▶ Goal:
Beneath this line sits some data. Return only its lines from the one holding "Rebuild this chart" through the one holding "const colors = ['#a5be64', '#e8725a', '#0b1a8a'];", inclusive, exactly, with the images removed.

☆ ☆ ☆ ☆ ☆

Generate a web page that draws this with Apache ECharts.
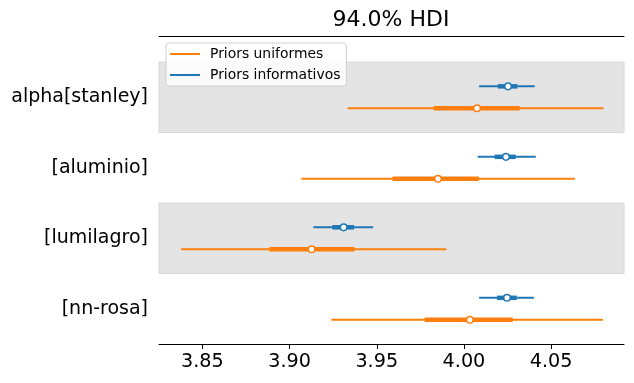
<!DOCTYPE html>
<html>
<head>
<meta charset="utf-8">
<script src="https://cdn.jsdelivr.net/npm/echarts@6/dist/echarts.min.js"></script>
<style>html,body{margin:0;padding:0;background:#fff}#c{width:634px;height:383px}</style>
</head>
<body>
<div id="c"></div>
<script>
const labels = ['alpha[stanley]', '[aluminio]', '[lumilagro]', '[nn-rosa]'];
const xTicks = [3.85, 3.90, 3.95, 4.00, 4.05];
const seriesNames = ['Priors uniformes', 'Priors informativos'];

const informHdiLow = [4.0087, 4.0079, 3.9136, 4.0087];
const informHdiHigh = [4.0406, 4.0412, 3.9479, 4.0401];
const informQLow = [4.0194, 4.0176, 3.9245, 4.0190];
const informQHigh = [4.0307, 4.0297, 3.9370, 4.0303];
const informCenter = [4.0253, 4.0241, 3.9310, 4.0247];

const uniformHdiLow = [3.9333, 3.9067, 3.8378, 3.9240];
const uniformHdiHigh = [4.0801, 4.0636, 3.9899, 4.0797];
const uniformQLow = [3.9826, 3.9590, 3.8883, 3.9774];
const uniformQHigh = [4.0320, 4.0085, 3.9372, 4.0280];
const uniformCenter = [4.0075, 3.9851, 3.9126, 4.0034];

const FONT = 'DejaVu Sans';
const ORANGE = '#ff7f0e', BLUE = '#1f77b4';
const n = labels.length;

function build(lo, hi, qlo, qhi, c, off) {
  return labels.map((l, i) => [lo[i], hi[i], qlo[i], qhi[i], c[i], (n - 1 - i) + 0.5 + off]);
}

function renderItem(params, api) {
  const color = api.visual('color');
  const y = api.value(5);
  const a = api.coord([api.value(0), y]);
  const b = api.coord([api.value(1), y]);
  const qa = api.coord([api.value(2), y]);
  const qb = api.coord([api.value(3), y]);
  const m = api.coord([api.value(4), y]);
  return {
    type: 'group',
    children: [
      {type: 'line', shape: {x1: a[0], y1: a[1], x2: b[0], y2: b[1]}, style: {stroke: color, lineWidth: 2}},
      {type: 'line', shape: {x1: qa[0], y1: qa[1], x2: qb[0], y2: qb[1]}, style: {stroke: color, lineWidth: 4.5}},
      {type: 'circle', shape: {cx: m[0], cy: m[1], r: 3.3}, style: {fill: '#fff', stroke: color, lineWidth: 1.5}}
    ]
  };
}

const chart = echarts.init(document.getElementById('c'));
chart.setOption({
  animation: false,
  textStyle: {fontFamily: FONT},
  title: {
    text: '94.0% HDI', left: 391, top: 9, textAlign: 'center', padding: 0,
    textStyle: {fontFamily: FONT, fontSize: 22, fontWeight: 'normal', color: '#000'}
  },
  legend: {
    data: [{name: seriesNames[0], icon: 'rect'}, {name: seriesNames[1], icon: 'rect'}],
    orient: 'vertical', left: 166, top: 43,
    itemWidth: 30, itemHeight: 2, itemGap: 7,
    padding: [4, 6, 4, 4],
    backgroundColor: 'rgba(255,255,255,0.85)', borderColor: '#d0d0d0', borderWidth: 1, borderRadius: 3,
    textStyle: {fontFamily: FONT, fontSize: 13.9, color: '#000', padding: [0, 0, 0, 5]}
  },
  grid: {left: 159, right: 10, top: 36, bottom: 39},
  xAxis: [{
    type: 'value', min: 3.8251, max: 4.0918, position: 'bottom',
    splitLine: {show: false},
    axisLine: {lineStyle: {color: '#000', width: 1}},
    axisTick: {show: true, length: 5, lineStyle: {color: '#000'}, customValues: xTicks},
    axisLabel: {customValues: xTicks, formatter: v => v.toFixed(2), color: '#000', fontSize: 19.2, margin: 9, fontFamily: FONT}
  }, {
    type: 'value', min: 3.8251, max: 4.0918, position: 'top',
    splitLine: {show: false},
    axisLine: {show: true, onZero: false, lineStyle: {color: '#000', width: 1}},
    axisTick: {show: false}, axisLabel: {show: false}
  }],
  yAxis: {
    type: 'value', min: 0, max: 4.369,
    splitLine: {show: false}, axisLine: {show: false}, axisTick: {show: false},
    axisLabel: {
      customValues: labels.map((l, i) => i + 0.5),
      formatter: v => labels[n - 1 - Math.floor(v)],
      color: '#000', fontSize: 19, margin: 11, fontFamily: FONT, padding: [5, 0, 0, 0]
    }
  },
  series: [
    {
      type: 'line', data: [], silent: true,
      markArea: {
        silent: true,
        itemStyle: {color: '#e4e4e4', borderColor: '#d8d8d8', borderWidth: 1},
        data: [[{yAxis: 3}, {yAxis: 4}], [{yAxis: 1}, {yAxis: 2}]]
      }
    },
    {
      name: seriesNames[0], type: 'custom', renderItem, itemStyle: {color: ORANGE},
      encode: {x: [0, 1, 2, 3, 4], y: 5},
      data: build(uniformHdiLow, uniformHdiHigh, uniformQLow, uniformQHigh, uniformCenter, -0.155)
    },
    {
      name: seriesNames[1], type: 'custom', renderItem, itemStyle: {color: BLUE},
      encode: {x: [0, 1, 2, 3, 4], y: 5},
      data: build(informHdiLow, informHdiHigh, informQLow, informQHigh, informCenter, 0.155)
    }
  ]
});
</script>
</body>
</html>
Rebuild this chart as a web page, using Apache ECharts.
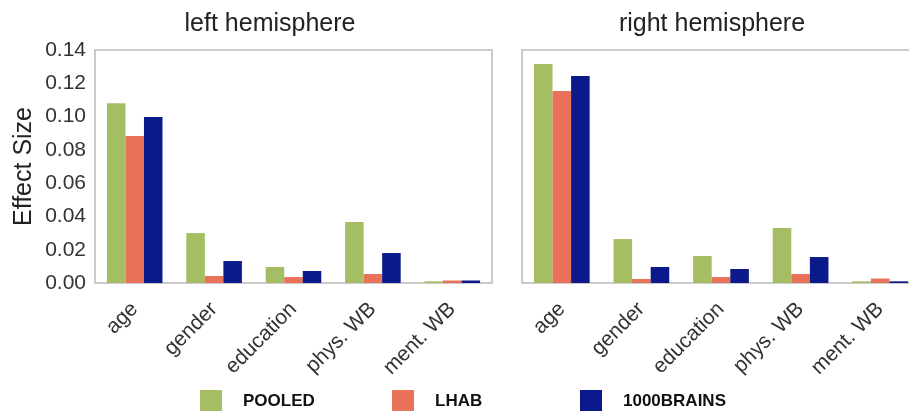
<!DOCTYPE html>
<html><head><meta charset="utf-8">
<script src="https://cdn.jsdelivr.net/npm/echarts@6/dist/echarts.min.js"></script>
<style>html,body{margin:0;padding:0;background:#fff}#c{width:909px;height:411px}</style>
</head><body><div id="c"></div>
<script>
const categories = ['age', 'gender', 'education', 'phys. WB', 'ment. WB'];
const seriesNames = ['POOLED', 'LHAB', '1000BRAINS'];
const leftPooled = [0.108, 0.030, 0.0096, 0.0367, 0.0010];
const leftLHAB = [0.0883, 0.0042, 0.0036, 0.0054, 0.0015];
const leftBrains = [0.0998, 0.0132, 0.0072, 0.018, 0.0015];
const rightPooled = [0.1316, 0.0264, 0.0162, 0.033, 0.0010];
const rightLHAB = [0.1154, 0.0024, 0.0036, 0.0054, 0.0027];
const rightBrains = [0.1244, 0.0096, 0.0084, 0.0156, 0.0010];
const yTicks = ['0.00', '0.02', '0.04', '0.06', '0.08', '0.10', '0.12', '0.14'];
const colors = ['#a5be64', '#e8725a', '#0b1a8a'];

const chart = echarts.init(document.getElementById('c'));
const font = 'Liberation Sans, Arial, sans-serif';
const xAxisBase = {
  type: 'category', data: categories,
  axisLine: { show: false }, axisTick: { show: false },
  axisLabel: { rotate: 45, fontSize: 21, color: '#333', fontFamily: font, margin: 23, interval: 0 }
};
const yAxisBase = {
  type: 'value', min: 0, max: 0.14, interval: 0.02,
  splitLine: { show: false }, axisLine: { show: false }, axisTick: { show: false }
};
function mk(name, data, idx, ci) {
  return { name: name, type: 'bar', data: data, xAxisIndex: idx, yAxisIndex: idx,
    barGap: '0%', barCategoryGap: '30%', itemStyle: { color: colors[ci] } };
}
const legends = [
  { name: seriesNames[0], left: 200 },
  { name: seriesNames[1], left: 392 },
  { name: seriesNames[2], left: 580 }
].map(l => ({
  data: [l.name], left: l.left, top: 390, padding: 0, itemWidth: 22, itemHeight: 22,
  icon: 'rect', selectedMode: false,
  textStyle: { fontSize: 17, fontWeight: 'bold', color: '#111', fontFamily: 'Liberation Sans Narrow, Liberation Sans, Arial', padding: [0, 0, 0, 16] }
}));
chart.setOption({
  animation: false,
  color: colors,
  title: [
    { text: 'left hemisphere', left: 270, top: 12, textAlign: 'center', padding: 0,
      textStyle: { fontSize: 25, fontWeight: 'normal', color: '#222', fontFamily: font } },
    { text: 'right hemisphere', left: 712, top: 12, textAlign: 'center', padding: 0,
      textStyle: { fontSize: 25, fontWeight: 'normal', color: '#222', fontFamily: font } }
  ],
  legend: legends,
  grid: [
    { left: 95, width: 397, top: 50, height: 233, show: true, borderColor: '#bbb', borderWidth: 1.5, backgroundColor: 'transparent', outerBoundsMode: 'none' },
    { left: 522, width: 398, top: 50, height: 233, show: true, borderColor: '#bbb', borderWidth: 1.5, backgroundColor: 'transparent', outerBoundsMode: 'none' }
  ],
  xAxis: [
    Object.assign({ gridIndex: 0 }, xAxisBase),
    Object.assign({ gridIndex: 1 }, xAxisBase)
  ],
  yAxis: [
    Object.assign({ gridIndex: 0, name: 'Effect Size', nameLocation: 'middle', nameGap: 58,
      nameTextStyle: { fontSize: 25, color: '#222', fontFamily: font },
      axisLabel: { fontSize: 21, color: '#333', fontFamily: font, margin: 9,
        formatter: v => yTicks[Math.round(v / 0.02)] } }, yAxisBase),
    Object.assign({ gridIndex: 1, axisLabel: { show: false } }, yAxisBase)
  ],
  series: [
    mk(seriesNames[0], leftPooled, 0, 0),
    mk(seriesNames[1], leftLHAB, 0, 1),
    mk(seriesNames[2], leftBrains, 0, 2),
    mk(seriesNames[0], rightPooled, 1, 0),
    mk(seriesNames[1], rightLHAB, 1, 1),
    mk(seriesNames[2], rightBrains, 1, 2)
  ]
});
</script></body></html>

☆ ☆ ☆ ☆ ☆

▶ Output:
Rebuild this chart as a web page, using Apache ECharts.
<!DOCTYPE html>
<html><head><meta charset="utf-8">
<script src="https://cdn.jsdelivr.net/npm/echarts@6/dist/echarts.min.js"></script>
<style>html,body{margin:0;padding:0;background:#fff}#c{width:909px;height:411px}</style>
</head><body><div id="c"></div>
<script>
const categories = ['age', 'gender', 'education', 'phys. WB', 'ment. WB'];
const seriesNames = ['POOLED', 'LHAB', '1000BRAINS'];
const leftPooled = [0.108, 0.030, 0.0096, 0.0367, 0.0010];
const leftLHAB = [0.0883, 0.0042, 0.0036, 0.0054, 0.0015];
const leftBrains = [0.0998, 0.0132, 0.0072, 0.018, 0.0015];
const rightPooled = [0.1316, 0.0264, 0.0162, 0.033, 0.0010];
const rightLHAB = [0.1154, 0.0024, 0.0036, 0.0054, 0.0027];
const rightBrains = [0.1244, 0.0096, 0.0084, 0.0156, 0.0010];
const yTicks = ['0.00', '0.02', '0.04', '0.06', '0.08', '0.10', '0.12', '0.14'];
const colors = ['#a5be64', '#e8725a', '#0b1a8a'];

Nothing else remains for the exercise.